L’enfant au cœur de tout : le chaos apprivoisé
Edi Dubien, né en 1963, porte en lui les stigmates d’une enfance marquée par la violence. Pas de mièvrerie ici, ses portraits d’enfants mélancoliques traduisent une quête viscérale : comprendre, digérer, et renaître. « Évidemment, la figure de l’enfant est centrale, il s’agit aussi de l’homme qui se réalise venant du chaos », confie-t-il.
Ses œuvres, quelque part entre l’autoportrait et l’exorcisme, racontent les silences lourds et les cris étouffés d’une jeunesse tourmentée. C’est beau, c’est fragile, et ça vous colle une claque.
Identité et genre : rébellion douce mais farouche
Dans un monde où les identités sont souvent rangées dans des cases trop petites, Dubien aborde le genre et l’assignation avec une finesse désarmante. Ses personnages, androgynes, éthérés, incarnent une résistance silencieuse face aux diktats. Ici, pas besoin de slogans : chaque trait de crayon, chaque coup de pinceau est un manifeste.
C’est comme si Dubien nous murmurait : « Soyez ce que vous voulez, la beauté réside dans le mouvement. »
La nature comme sanctuaire et métamorphose
Impossible de parler d’Edi Dubien sans évoquer la nature. Pas la nature carte postale, mais une nature viscérale, complice, presque maternelle. Les animaux, souvent anthropomorphiques, deviennent des doubles de l’artiste. On pense à des contes comme Peau d’Âne, où les bois abritent les âmes égarées.

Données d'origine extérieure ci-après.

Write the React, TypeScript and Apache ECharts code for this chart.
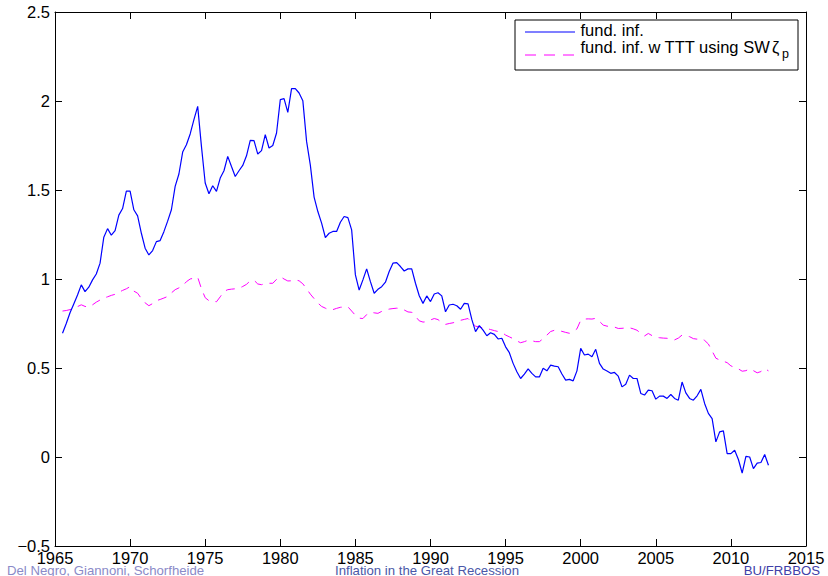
import React, { useEffect, useRef } from "react";
import * as echarts from "echarts";

// Quarterly observations, first one at 1965.50, last at 2012.50
const START_YEAR = 1965.5;
const QUARTER = 0.25;

const fundInf: number[] = [
  0.695, 0.75,
  0.81, 0.86, 0.91, 0.967,
  0.929, 0.954, 0.995, 1.028,
  1.089, 1.235, 1.283, 1.246,
  1.272, 1.359, 1.396, 1.494,
  1.494, 1.389, 1.355, 1.257,
  1.173, 1.135, 1.16, 1.21,
  1.216, 1.266, 1.325, 1.389,
  1.52, 1.59, 1.713, 1.754,
  1.815, 1.895, 1.97, 1.745,
  1.539, 1.479, 1.524, 1.492,
  1.567, 1.608, 1.689, 1.632,
  1.576, 1.608, 1.638, 1.692,
  1.779, 1.777, 1.702, 1.721,
  1.811, 1.736, 1.75, 1.82,
  2.008, 2.013, 1.936, 2.07,
  2.07, 2.045, 2.002, 1.773,
  1.64, 1.46, 1.379, 1.314,
  1.233, 1.257, 1.267, 1.267,
  1.319, 1.351, 1.345, 1.276,
  1.023, 0.938, 0.995, 1.057,
  0.985, 0.92, 0.942, 0.957,
  0.982, 1.042, 1.089, 1.092,
  1.07, 1.045, 1.057, 1.057,
  0.976, 0.906, 0.863, 0.905,
  0.873, 0.916, 0.923, 0.905,
  0.816, 0.854, 0.858, 0.85,
  0.83, 0.863, 0.86, 0.773,
  0.704, 0.738, 0.713, 0.681,
  0.698, 0.689, 0.663, 0.667,
  0.619, 0.586, 0.526, 0.479,
  0.441, 0.466, 0.495, 0.47,
  0.45, 0.45, 0.498, 0.484,
  0.516, 0.511, 0.507, 0.466,
  0.432, 0.436, 0.428, 0.484,
  0.61, 0.573, 0.578, 0.563,
  0.605, 0.526, 0.494, 0.483,
  0.47, 0.475, 0.454, 0.394,
  0.409, 0.46, 0.441, 0.441,
  0.357, 0.348, 0.376, 0.372,
  0.325, 0.342, 0.342, 0.329,
  0.351, 0.329, 0.319, 0.421,
  0.36, 0.329, 0.319, 0.344,
  0.38, 0.301, 0.245, 0.216,
  0.085, 0.141, 0.147, 0.019,
  0.019, 0.038, -0.014, -0.09,
  0.004, 0.0, -0.065, -0.034,
  -0.031, 0.014, -0.046,
];

const fundInfTTT: number[] = [
  0.82, 0.823,
  0.828, 0.835, 0.845, 0.855,
  0.846, 0.842, 0.855, 0.87,
  0.882, 0.893, 0.9, 0.908,
  0.914, 0.925, 0.936, 0.945,
  0.957, 0.932, 0.92, 0.89,
  0.866, 0.85, 0.862, 0.878,
  0.885, 0.893, 0.902, 0.922,
  0.94, 0.95, 0.962, 0.985,
  1.0, 1.005, 1.01, 0.945,
  0.895, 0.878, 0.876, 0.872,
  0.9, 0.93, 0.94, 0.943,
  0.945, 0.948, 0.958, 0.97,
  0.99, 0.993, 0.972, 0.968,
  0.975, 0.976, 0.976, 0.998,
  1.013, 1.0, 0.989, 0.99,
  0.995, 0.99, 0.973, 0.945,
  0.915, 0.89, 0.865, 0.846,
  0.836, 0.826, 0.828, 0.835,
  0.841, 0.843, 0.844, 0.82,
  0.796, 0.78, 0.778, 0.8,
  0.813, 0.81, 0.807, 0.818,
  0.826, 0.831, 0.834, 0.836,
  0.835, 0.826, 0.815, 0.813,
  0.79, 0.765, 0.758, 0.76,
  0.77, 0.778, 0.772, 0.755,
  0.745, 0.75, 0.754, 0.76,
  0.768, 0.773, 0.778, 0.755,
  0.735, 0.73, 0.726, 0.722,
  0.716, 0.71, 0.705, 0.7,
  0.685, 0.675, 0.665, 0.652,
  0.642, 0.648, 0.656, 0.653,
  0.648, 0.648, 0.665, 0.685,
  0.705, 0.712, 0.71, 0.706,
  0.7, 0.695, 0.705, 0.72,
  0.768, 0.775, 0.776, 0.775,
  0.779, 0.762, 0.741, 0.735,
  0.733, 0.73, 0.722, 0.723,
  0.725, 0.726, 0.72, 0.712,
  0.695, 0.68, 0.694, 0.682,
  0.673, 0.67, 0.668, 0.667,
  0.662, 0.658, 0.668, 0.685,
  0.68, 0.676, 0.665, 0.662,
  0.667, 0.655, 0.635, 0.595,
  0.555, 0.545, 0.538, 0.53,
  0.512, 0.503, 0.495, 0.482,
  0.485, 0.496, 0.485, 0.473,
  0.48, 0.497, 0.484,
];

const X_MIN = 1965;
const X_MAX = 2015;
const X_STEP = 5;
const Y_MIN = -0.5;
const Y_MAX = 2.5;
const Y_STEP = 0.5;

const legendNames = ["fund. inf.", "fund. inf. w TTT using SW"];
const footer = ["Del Negro, Giannoni, Schorfheide", "Inflation in the Great Recession", "BU/FRBBOS"];

const FONT = "'Liberation Sans', Arial, Helvetica, sans-serif";

function toPairs(vals: number[]): [number, number][] {
  return vals.map((v, i) => [START_YEAR + i * QUARTER, v]);
}

export default function App() {
  const ref = useRef<HTMLDivElement>(null);

  useEffect(() => {
    if (!ref.current) return;
    const chart = echarts.init(ref.current, undefined, { renderer: "svg" });

    const tick = { show: true, inside: true, length: 7, lineStyle: { color: "#000", width: 1 } };
    const axisLine = { show: true, onZero: false, lineStyle: { color: "#000", width: 1 } };
    const label = { color: "#000", fontSize: 16.5, fontFamily: FONT };

    chart.setOption({
      animation: false,
      backgroundColor: "#fff",
      grid: { left: 55, top: 12, right: 22, bottom: 30, containLabel: false },
      xAxis: [
        {
          type: "value",
          min: X_MIN,
          max: X_MAX,
          interval: X_STEP,
          position: "bottom",
          axisLine,
          axisTick: tick,
          splitLine: { show: false },
          axisLabel: { ...label, margin: 3, formatter: (v: number) => String(v) },
        },
        {
          type: "value",
          min: X_MIN,
          max: X_MAX,
          interval: X_STEP,
          position: "top",
          axisLine,
          axisTick: tick,
          splitLine: { show: false },
          axisLabel: { show: false },
        },
      ],
      yAxis: [
        {
          type: "value",
          min: Y_MIN,
          max: Y_MAX,
          interval: Y_STEP,
          position: "left",
          axisLine,
          axisTick: tick,
          splitLine: { show: false },
          axisLabel: {
            ...label,
            margin: 5,
            formatter: (v: number) => (v < 0 ? "\u2212" + String(Math.abs(v)) : String(v)),
          },
        },
        {
          type: "value",
          min: Y_MIN,
          max: Y_MAX,
          interval: Y_STEP,
          position: "right",
          axisLine,
          axisTick: tick,
          splitLine: { show: false },
          axisLabel: { show: false },
        },
      ],
      series: [
        {
          name: legendNames[0],
          type: "line",
          data: toPairs(fundInf),
          xAxisIndex: 0,
          yAxisIndex: 0,
          symbol: "none",
          showSymbol: false,
          lineStyle: { color: "#0000ff", width: 1.2 },
          z: 3,
        },
        {
          name: legendNames[1],
          type: "line",
          data: toPairs(fundInfTTT),
          xAxisIndex: 0,
          yAxisIndex: 0,
          symbol: "none",
          showSymbol: false,
          lineStyle: { color: "#ff00ff", width: 1, type: [9, 7] },
          z: 2,
        },
      ],
      graphic: [
        {
          type: "rect",
          shape: { x: 515, y: 20, width: 283, height: 50 },
          style: { fill: "#fff", stroke: "#000", lineWidth: 1 },
          z: 10,
        },
        {
          type: "line",
          shape: { x1: 525, y1: 32, x2: 575, y2: 32 },
          style: { stroke: "#0000ff", lineWidth: 1.2 },
          z: 11,
        },
        {
          type: "line",
          shape: { x1: 525, y1: 55, x2: 575, y2: 55 },
          style: { stroke: "#ff00ff", lineWidth: 1, lineDash: [11, 8] },
          z: 11,
        },
        {
          type: "text",
          x: 580.5,
          y: 29.5,
          style: { text: legendNames[0], fill: "#000", fontSize: 16.5, fontFamily: FONT, verticalAlign: "middle" },
          z: 11,
        },
        {
          type: "text",
          x: 580.5,
          y: 47,
          style: { text: legendNames[1], fill: "#000", fontSize: 16.5, fontFamily: FONT, verticalAlign: "middle" },
          z: 11,
        },
        {
          type: "text",
          x: 772,
          y: 47,
          style: { text: "\u03B6", fill: "#000", fontSize: 16.5, fontFamily: FONT, verticalAlign: "middle" },
          z: 11,
        },
        {
          type: "text",
          x: 782,
          y: 54,
          style: { text: "p", fill: "#000", fontSize: 12.5, fontFamily: FONT, verticalAlign: "middle" },
          z: 11,
        },
        {
          type: "text",
          x: 7,
          y: 570.5,
          style: { text: footer[0], fill: "#8a8ac8", fontSize: 13.2, fontFamily: FONT, verticalAlign: "middle" },
        },
        {
          type: "text",
          x: 427,
          y: 570.5,
          style: { text: footer[1], fill: "#4a58a8", fontSize: 13.2, fontFamily: FONT, verticalAlign: "middle", align: "center" },
        },
        {
          type: "text",
          x: 820,
          y: 570.5,
          style: { text: footer[2], fill: "#4040a8", fontSize: 13.2, fontFamily: FONT, verticalAlign: "middle", align: "right" },
        },
      ],
    });

    return () => chart.dispose();
  }, []);

  return (
    <div
      ref={ref}
      style={{ position: "fixed", left: 0, top: 0, width: 828, height: 576, background: "#fff" }}
    />
  );
}
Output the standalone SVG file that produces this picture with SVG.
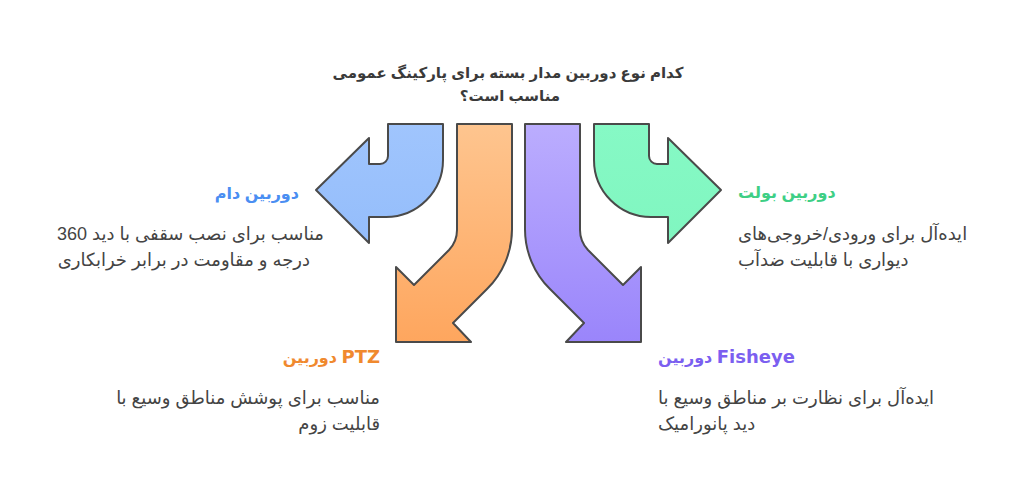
<svg xmlns="http://www.w3.org/2000/svg" width="1024" height="493" viewBox="0 0 1024 493">
<defs>
<linearGradient id="gBlue" x1="0" y1="0" x2="0" y2="1"><stop offset="0" stop-color="#a0c5fd"/><stop offset="1" stop-color="#94bdfb"/></linearGradient>
<linearGradient id="gOrange" x1="0" y1="0" x2="0" y2="1"><stop offset="0" stop-color="#fec58f"/><stop offset="1" stop-color="#fea65e"/></linearGradient>
<linearGradient id="gPurple" x1="0" y1="0" x2="0" y2="1"><stop offset="0" stop-color="#bbadfe"/><stop offset="1" stop-color="#9a85fb"/></linearGradient>
<linearGradient id="gGreen" x1="0" y1="0" x2="0" y2="1"><stop offset="0" stop-color="#86f9c5"/><stop offset="1" stop-color="#80f6c0"/></linearGradient>
</defs>
<style>
.arrow{stroke:#4a4a4a;stroke-width:2;stroke-linejoin:round}
.title{font-family:"Liberation Sans","DejaVu Sans",sans-serif;font-weight:bold;font-size:15px;fill:#3a3a3a}
.head{font-family:"Liberation Sans","DejaVu Sans",sans-serif;font-weight:bold;font-size:16px}
.lat{font-family:"DejaVu Sans",sans-serif;font-size:18px}
.desc{font-family:"Liberation Sans","DejaVu Sans",sans-serif;font-size:18px;fill:#444444}
</style>
<rect width="1024" height="493" fill="#ffffff"/>
<g id="title">
<text class="title" x="508" y="78" text-anchor="middle">کدام نوع دوربین مدار بسته برای پارکینگ عمومی</text>
<text class="title" x="510" y="101" text-anchor="middle">مناسب است؟</text>
</g>
<g id="connectors">
<path id="arrow-dome" class="arrow" fill="url(#gBlue)" d="M 388 124 L 443 124 L 443 160 A 57 57 0 0 1 386 217 L 369 217 L 369 243 L 316 190 L 369 138 L 369 164 L 380 164 A 8 8 0 0 0 388 156 Z"/>
<path id="arrow-ptz" class="arrow" fill="url(#gOrange)" d="M 457 124 L 512 124 L 512 229 A 84 84 0 0 1 487 289 L 453 323 L 471 342 L 396 342 L 396 267 L 414 285 L 449 250 A 29 29 0 0 0 457 230 Z"/>
<path id="arrow-fisheye" class="arrow" fill="url(#gPurple)" d="M 580 124 L 525 124 L 525 229 A 84 84 0 0 0 550 289 L 584 323 L 566 342 L 641 342 L 641 267 L 623 285 L 588 250 A 29 29 0 0 1 580 230 Z"/>
<path id="arrow-bullet" class="arrow" fill="url(#gGreen)" d="M 649 124 L 594 124 L 594 160 A 57 57 0 0 0 651 217 L 668 217 L 668 243 L 721 190 L 668 138 L 668 164 L 657 164 A 8 8 0 0 1 649 156 Z"/>
</g>
<g id="node-dome">
<text class="head" x="299" y="199" text-anchor="end" fill="#4a8ef2">دوربین دام</text>
<text class="desc" x="324" y="240" text-anchor="end">مناسب برای نصب سقفی با دید 360</text>
<text class="desc" x="310" y="266" text-anchor="end">درجه و مقاومت در برابر خرابکاری</text>
</g>
<g id="node-bullet">
<text class="head" x="738" y="198" fill="#3ecf85">دوربین بولت</text>
<text class="desc" x="738" y="240">ایده‌آل برای ورودی/خروجی‌های</text>
<text class="desc" x="738" y="266">دیواری با قابلیت ضدآب</text>
</g>
<g id="node-ptz">
<text class="head" x="380" y="363" text-anchor="end" fill="#f0892e">دوربین <tspan class="lat">PTZ</tspan></text>
<text class="desc" x="380" y="404" text-anchor="end">مناسب برای پوشش مناطق وسیع با</text>
<text class="desc" x="380" y="430" text-anchor="end">قابلیت زوم</text>
</g>
<g id="node-fisheye">
<text class="head" x="658" y="363" fill="#7b5ff0">دوربین <tspan class="lat">Fisheye</tspan></text>
<text class="desc" x="658" y="404">ایده‌آل برای نظارت بر مناطق وسیع با</text>
<text class="desc" x="658" y="430">دید پانورامیک</text>
</g>
</svg>
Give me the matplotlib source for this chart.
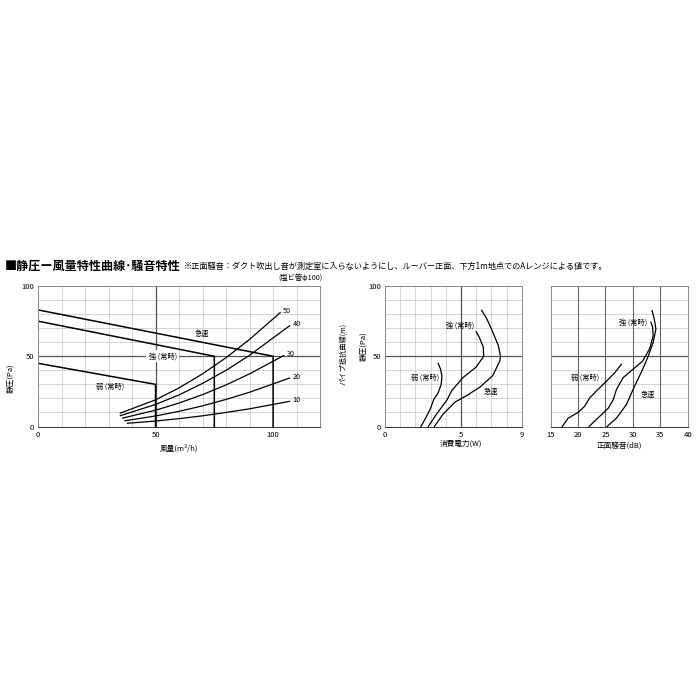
import matplotlib
matplotlib.use("Agg")
import matplotlib.pyplot as plt

plt.rcParams['font.family'] = ['Noto Sans CJK JP', 'DejaVu Sans']

# --- chart 1: static pressure vs air flow ---
kyuusoku_q = [0, 100, 100]
kyuusoku_p = [83, 50, 0]
tsuyo_q = [0, 75, 75]
tsuyo_p = [75, 50, 0]
yowa_q = [0, 50, 50]
yowa_p = [45, 30, 0]

# pipe resistance curves (m)
pipe_labels = ["50", "40", "30", "20", "10"]
pipe_q = [
    [35, 50, 60, 70, 80, 90, 103],
    [35, 50, 60, 70, 80, 90, 107],
    [36, 50, 60, 70, 80, 90, 104.5],
    [37, 50, 60, 70, 80, 90, 107],
    [38, 50, 60, 70, 80, 90, 107],
]
pipe_p = [
    [9.5, 19, 27.5, 37.5, 49, 62, 81],
    [7.7, 15.7, 22.5, 30.7, 40, 50.7, 71.7],
    [6, 11.6, 16.7, 22.7, 29.6, 37.5, 50.5],
    [4.1, 7.5, 10.8, 14.7, 19.3, 24.4, 34.5],
    [2.3, 3.9, 5.6, 7.6, 10, 12.6, 17.9],
]

# --- chart 2: power consumption ---
w_yowa = [2.37, 2.7, 3.0, 3.2, 3.5, 3.7, 3.75, 3.65, 3.5]
p_w_yowa = [0, 6.5, 13, 19, 24, 30, 36, 41, 45]
w_tsuyo = [2.85, 3.4, 4.06, 4.4, 5.15, 6.0, 6.5, 6.47, 6.2, 6.0]
p_w_tsuyo = [0, 9, 18.5, 25.6, 35, 42.3, 50, 56.5, 63.7, 67.5]
w_kyuu = [3.25, 3.84, 4.6, 5.37, 6.25, 7.1, 7.57, 7.6, 7.46, 7.0, 6.7, 6.36]
p_w_kyuu = [0, 9, 17.3, 22, 28, 36.3, 47, 50, 57.7, 69.6, 76.7, 82.7]

# --- chart 3: front noise ---
db_yowa = [17.1, 18.2, 20.0, 21.2, 22.1, 23.6, 25.2, 26.7, 27.9]
p_db_yowa = [0, 6, 10, 14.4, 20.3, 26.3, 32.3, 38.3, 44.3]
db_tsuyo = [22.0, 23.6, 25.5, 26.4, 27.0, 28.2, 30.0, 31.8, 33.1, 33.7, 33.6, 33.3]
p_db_tsuyo = [0, 6, 13, 19, 26.3, 34.7, 40.7, 46.7, 55.7, 64.6, 70.6, 74.2]
db_kyuu = [25.3, 27.0, 28.8, 30.3, 31.5, 32.7, 33.7, 34.2, 33.9, 33.5]
p_db_kyuu = [0, 6, 15.5, 28.7, 38.3, 49, 59.8, 69.4, 76.6, 82.5]

LIGHT = '#cfcfcf'
DARK = '#555555'
FS_TICK = 5.5
FS_NOTE = 5.2
TSUYO = "強 (常時)"
YOWA = "弱 (常時)"


def style_axes(ax, xlim, xgrid, xdark, xticks):
    ax.set_xlim(*xlim)
    ax.set_ylim(0, 100)
    for x in xgrid:
        ax.axvline(x, color=LIGHT, lw=0.6, zorder=0)
    for x in xdark:
        ax.axvline(x, color=DARK, lw=0.9, zorder=1)
    for y in range(10, 100, 10):
        ax.axhline(y, color=LIGHT, lw=0.6, zorder=0)
    ax.axhline(50, color=DARK, lw=0.9, zorder=1)
    for s in ax.spines.values():
        s.set_color('#888888')
        s.set_linewidth(0.7)
    ax.spines['bottom'].set_color('#333333')
    ax.set_xticks(xticks)
    ax.tick_params(length=0, labelsize=FS_TICK, pad=3)


fig = plt.figure(figsize=(7, 7), dpi=100)

fig.text(0.007, 0.620, "■静圧ー風量特性曲線･騒音特性", fontsize=8.7,
         fontweight='bold', va='center', ha='left')
fig.text(0.262, 0.620,
         "※正面騒音：ダクト吹出し音が測定室に入らないようにし、ルーバー正面、下方1m地点でのAレンジによる値です。",
         fontsize=5.9, va='center', ha='left')

# chart 1
ax1 = fig.add_axes([0.0543, 0.3907, 0.403, 0.2007])
style_axes(ax1, (0, 120), range(10, 120, 10), [50], [0, 50, 100])
ax1.set_yticks([0, 50, 100])
ax1.plot(kyuusoku_q, kyuusoku_p, color='black', lw=1.1)
ax1.plot(tsuyo_q, tsuyo_p, color='black', lw=1.1)
ax1.plot(yowa_q, yowa_p, color='black', lw=1.1)
for lab, qs, ps in zip(pipe_labels, pipe_q, pipe_p):
    ax1.plot(qs, ps, color='black', lw=0.9)
    ax1.text(qs[-1] + 1.2, ps[-1] + 1, lab, fontsize=FS_NOTE, va='center', ha='left')
ax1.text(69.6, 66, "急速", fontsize=FS_NOTE, ha='center', va='center')
ax1.text(53, 50, TSUYO, fontsize=FS_NOTE, ha='center', va='center',
         bbox=dict(facecolor='white', edgecolor='none', pad=1.5), zorder=3)
ax1.text(30.5, 28.6, YOWA, fontsize=FS_NOTE, ha='center', va='center')
ax1.set_xlabel("風量(m³/h)", fontsize=FS_TICK, labelpad=4)
fig.text(0.014, 0.46, "静圧(Pa)", fontsize=FS_TICK, rotation=90, ha='center', va='center')
fig.text(0.429, 0.604, "(塩ビ管φ100)", fontsize=FS_NOTE, ha='center', va='center')
fig.text(0.49, 0.495, "パイプ抵抗曲線(m)", fontsize=FS_NOTE, rotation=90,
         ha='center', va='center')

# chart 2
ax2 = fig.add_axes([0.55, 0.3907, 0.1953, 0.2007])
style_axes(ax2, (0, 9), range(1, 9), [5], [0, 5, 9])
ax2.set_yticks([0, 50, 100])
ax2.plot(w_yowa, p_w_yowa, color='black', lw=0.9)
ax2.plot(w_tsuyo, p_w_tsuyo, color='black', lw=0.9)
ax2.plot(w_kyuu, p_w_kyuu, color='black', lw=0.9)
ax2.text(4.93, 72, TSUYO, fontsize=FS_NOTE, ha='center', va='center')
ax2.text(2.63, 35, YOWA, fontsize=FS_NOTE, ha='center', va='center')
ax2.text(6.95, 24.5, "急速", fontsize=FS_NOTE, ha='center', va='center')
ax2.text(5, -12, "消費電力(W)", fontsize=FS_TICK, ha='center', va='center')
fig.text(0.519, 0.505, "静圧(Pa)", fontsize=FS_TICK, rotation=90, ha='center', va='center')

# chart 3
ax3 = fig.add_axes([0.7867, 0.3907, 0.1957, 0.2007])
style_axes(ax3, (15, 40), [], [20, 25, 30, 35], [15, 20, 25, 30, 35, 40])
for ln in ax3.lines[:4]:
    ln.set_color('#666666')
    ln.set_linewidth(0.8)
ax3.set_yticks([])
ax3.plot(db_yowa, p_db_yowa, color='black', lw=0.9)
ax3.plot(db_tsuyo, p_db_tsuyo, color='black', lw=0.9)
ax3.plot(db_kyuu, p_db_kyuu, color='black', lw=0.9)
ax3.text(30.1, 73.7, TSUYO, fontsize=FS_NOTE, ha='center', va='center')
ax3.text(21.2, 35, YOWA, fontsize=FS_NOTE, ha='center', va='center')
ax3.text(32.7, 22.2, "急速", fontsize=FS_NOTE, ha='center', va='center')
ax3.set_xlabel("正面騒音(dB)", fontsize=FS_TICK, labelpad=2)

fig.savefig("out.png", dpi=100)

Et que dire des végétaux ? Chez Dubien, ils ne sont pas des décors, mais des personnages à part entière. Chaque feuille, chaque branche semble chuchoter une vérité universelle : la nature est transformation, résilience, réconciliation.
Une rétrospective hors du commun
Avec plus de 200 œuvres – peintures, dessins, sculptures et installations – cette exposition est une plongée totale dans l’univers d’Edi Dubien. Le Musée de la Chasse et de la Nature, avec ses animaux empaillés et ses boiseries du XVIIIe siècle, offre un écrin parfait à cette exploration. Une conversation s’installe entre passé et présent, réel et imaginaire.
Rémy Provendier-Commenne, commissaire de l’exposition, a su créer une mise en scène aussi intime que spectaculaire. Le spectateur devient un explorateur, déambulant entre des fragments de vie et des éclats de rêve.
Pourquoi Dubien parle à notre époque
Dans un monde qui hurle à l’unisson mais n’écoute jamais, les œuvres de Dubien sont des chuchotements qui résonnent. Elles disent la douleur de ne pas être compris, mais aussi l’espoir de trouver sa place. Elles parlent de nous, de nos doutes, de nos fragilités.
Edi Dubien ne prétend pas avoir les réponses, mais il pose les bonnes questions. Et c’est peut-être ça, l’art véritable : un miroir qui reflète, non pas ce que nous voulons voir, mais ce que nous sommes vraiment.
L’exposition d’Edi Dubien, c’est bien plus qu’une simple sortie culturelle. C’est une invitation à ralentir, à ressentir, et peut-être, à se réconcilier avec soi-même. Un antidote poétique à l’indifférence ambiante, qui prouve que l’art peut encore éclairer nos zones d’ombre.